• Exercise description:
Restate the listing that follows word for word, without its pictures.

┌────────

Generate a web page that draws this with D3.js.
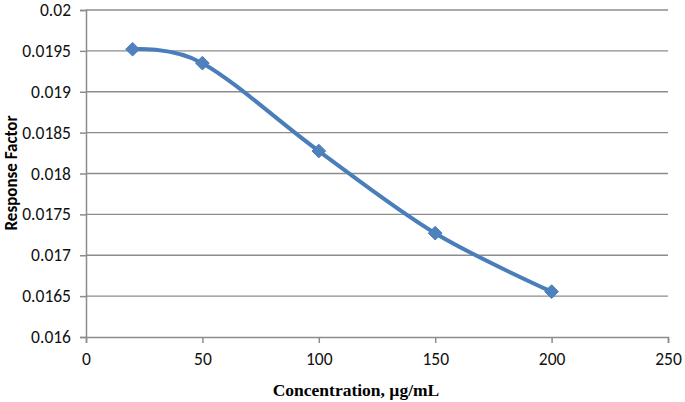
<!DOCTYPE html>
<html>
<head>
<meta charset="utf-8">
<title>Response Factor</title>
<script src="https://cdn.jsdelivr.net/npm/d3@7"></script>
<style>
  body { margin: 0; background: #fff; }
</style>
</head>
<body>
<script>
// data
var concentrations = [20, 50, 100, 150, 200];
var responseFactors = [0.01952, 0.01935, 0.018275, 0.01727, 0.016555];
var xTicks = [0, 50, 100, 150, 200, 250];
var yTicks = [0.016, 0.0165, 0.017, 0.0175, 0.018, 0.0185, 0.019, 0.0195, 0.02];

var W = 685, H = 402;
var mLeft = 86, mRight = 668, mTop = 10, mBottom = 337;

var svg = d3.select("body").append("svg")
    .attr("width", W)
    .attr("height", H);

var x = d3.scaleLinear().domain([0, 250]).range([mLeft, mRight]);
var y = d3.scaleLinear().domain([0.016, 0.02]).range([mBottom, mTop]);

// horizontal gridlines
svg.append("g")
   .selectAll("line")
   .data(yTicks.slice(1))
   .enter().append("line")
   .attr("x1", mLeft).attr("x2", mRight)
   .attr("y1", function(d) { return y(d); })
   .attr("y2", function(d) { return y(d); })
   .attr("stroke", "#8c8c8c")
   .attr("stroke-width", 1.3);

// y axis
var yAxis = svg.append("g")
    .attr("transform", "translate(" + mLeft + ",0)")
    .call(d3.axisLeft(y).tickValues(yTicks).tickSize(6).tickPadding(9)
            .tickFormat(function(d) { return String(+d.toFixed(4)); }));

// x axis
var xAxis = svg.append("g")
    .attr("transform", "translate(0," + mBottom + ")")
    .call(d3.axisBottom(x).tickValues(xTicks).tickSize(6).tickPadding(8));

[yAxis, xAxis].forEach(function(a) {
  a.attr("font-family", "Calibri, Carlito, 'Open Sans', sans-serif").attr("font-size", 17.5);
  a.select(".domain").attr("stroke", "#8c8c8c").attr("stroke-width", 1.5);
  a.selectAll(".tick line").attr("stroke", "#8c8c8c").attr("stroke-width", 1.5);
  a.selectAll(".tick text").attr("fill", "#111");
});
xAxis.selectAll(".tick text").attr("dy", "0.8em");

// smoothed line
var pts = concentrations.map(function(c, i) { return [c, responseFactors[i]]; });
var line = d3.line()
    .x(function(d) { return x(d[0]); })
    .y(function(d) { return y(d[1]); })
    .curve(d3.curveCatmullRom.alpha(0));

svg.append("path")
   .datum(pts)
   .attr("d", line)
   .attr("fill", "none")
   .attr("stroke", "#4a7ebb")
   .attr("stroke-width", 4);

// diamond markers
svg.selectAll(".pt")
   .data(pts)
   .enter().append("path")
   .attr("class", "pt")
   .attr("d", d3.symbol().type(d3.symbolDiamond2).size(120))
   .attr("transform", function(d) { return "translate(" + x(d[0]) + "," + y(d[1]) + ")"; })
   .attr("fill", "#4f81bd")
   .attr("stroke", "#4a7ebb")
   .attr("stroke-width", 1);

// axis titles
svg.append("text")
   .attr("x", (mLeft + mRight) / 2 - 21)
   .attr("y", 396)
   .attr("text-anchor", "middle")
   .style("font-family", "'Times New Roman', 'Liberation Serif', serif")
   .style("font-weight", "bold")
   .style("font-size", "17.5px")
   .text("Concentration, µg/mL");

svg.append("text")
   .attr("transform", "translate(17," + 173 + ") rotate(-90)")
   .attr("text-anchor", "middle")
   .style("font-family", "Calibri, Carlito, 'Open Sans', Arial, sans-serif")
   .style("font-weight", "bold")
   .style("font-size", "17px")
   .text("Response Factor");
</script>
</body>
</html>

└────────

• Answer to this task:
Generate a web page that draws this with D3.js.
<!DOCTYPE html>
<html>
<head>
<meta charset="utf-8">
<title>Response Factor</title>
<script src="https://cdn.jsdelivr.net/npm/d3@7"></script>
<style>
  body { margin: 0; background: #fff; }
</style>
</head>
<body>
<script>
// data
var concentrations = [20, 50, 100, 150, 200];
var responseFactors = [0.01952, 0.01935, 0.018275, 0.01727, 0.016555];
var xTicks = [0, 50, 100, 150, 200, 250];
var yTicks = [0.016, 0.0165, 0.017, 0.0175, 0.018, 0.0185, 0.019, 0.0195, 0.02];

var W = 685, H = 402;
var mLeft = 86, mRight = 668, mTop = 10, mBottom = 337;

var svg = d3.select("body").append("svg")
    .attr("width", W)
    .attr("height", H);

var x = d3.scaleLinear().domain([0, 250]).range([mLeft, mRight]);
var y = d3.scaleLinear().domain([0.016, 0.02]).range([mBottom, mTop]);

// horizontal gridlines
svg.append("g")
   .selectAll("line")
   .data(yTicks.slice(1))
   .enter().append("line")
   .attr("x1", mLeft).attr("x2", mRight)
   .attr("y1", function(d) { return y(d); })
   .attr("y2", function(d) { return y(d); })
   .attr("stroke", "#8c8c8c")
   .attr("stroke-width", 1.3);

// y axis
var yAxis = svg.append("g")
    .attr("transform", "translate(" + mLeft + ",0)")
    .call(d3.axisLeft(y).tickValues(yTicks).tickSize(6).tickPadding(9)
            .tickFormat(function(d) { return String(+d.toFixed(4)); }));

// x axis
var xAxis = svg.append("g")
    .attr("transform", "translate(0," + mBottom + ")")
    .call(d3.axisBottom(x).tickValues(xTicks).tickSize(6).tickPadding(8));

[yAxis, xAxis].forEach(function(a) {
  a.attr("font-family", "Calibri, Carlito, 'Open Sans', sans-serif").attr("font-size", 17.5);
  a.select(".domain").attr("stroke", "#8c8c8c").attr("stroke-width", 1.5);
  a.selectAll(".tick line").attr("stroke", "#8c8c8c").attr("stroke-width", 1.5);
  a.selectAll(".tick text").attr("fill", "#111");
});
xAxis.selectAll(".tick text").attr("dy", "0.8em");

// smoothed line
var pts = concentrations.map(function(c, i) { return [c, responseFactors[i]]; });
var line = d3.line()
    .x(function(d) { return x(d[0]); })
    .y(function(d) { return y(d[1]); })
    .curve(d3.curveCatmullRom.alpha(0));

svg.append("path")
   .datum(pts)
   .attr("d", line)
   .attr("fill", "none")
   .attr("stroke", "#4a7ebb")
   .attr("stroke-width", 4);

// diamond markers
svg.selectAll(".pt")
   .data(pts)
   .enter().append("path")
   .attr("class", "pt")
   .attr("d", d3.symbol().type(d3.symbolDiamond2).size(120))
   .attr("transform", function(d) { return "translate(" + x(d[0]) + "," + y(d[1]) + ")"; })
   .attr("fill", "#4f81bd")
   .attr("stroke", "#4a7ebb")
   .attr("stroke-width", 1);

// axis titles
svg.append("text")
   .attr("x", (mLeft + mRight) / 2 - 21)
   .attr("y", 396)
   .attr("text-anchor", "middle")
   .style("font-family", "'Times New Roman', 'Liberation Serif', serif")
   .style("font-weight", "bold")
   .style("font-size", "17.5px")
   .text("Concentration, µg/mL");

svg.append("text")
   .attr("transform", "translate(17," + 173 + ") rotate(-90)")
   .attr("text-anchor", "middle")
   .style("font-family", "Calibri, Carlito, 'Open Sans', Arial, sans-serif")
   .style("font-weight", "bold")
   .style("font-size", "17px")
   .text("Response Factor");
</script>
</body>
</html>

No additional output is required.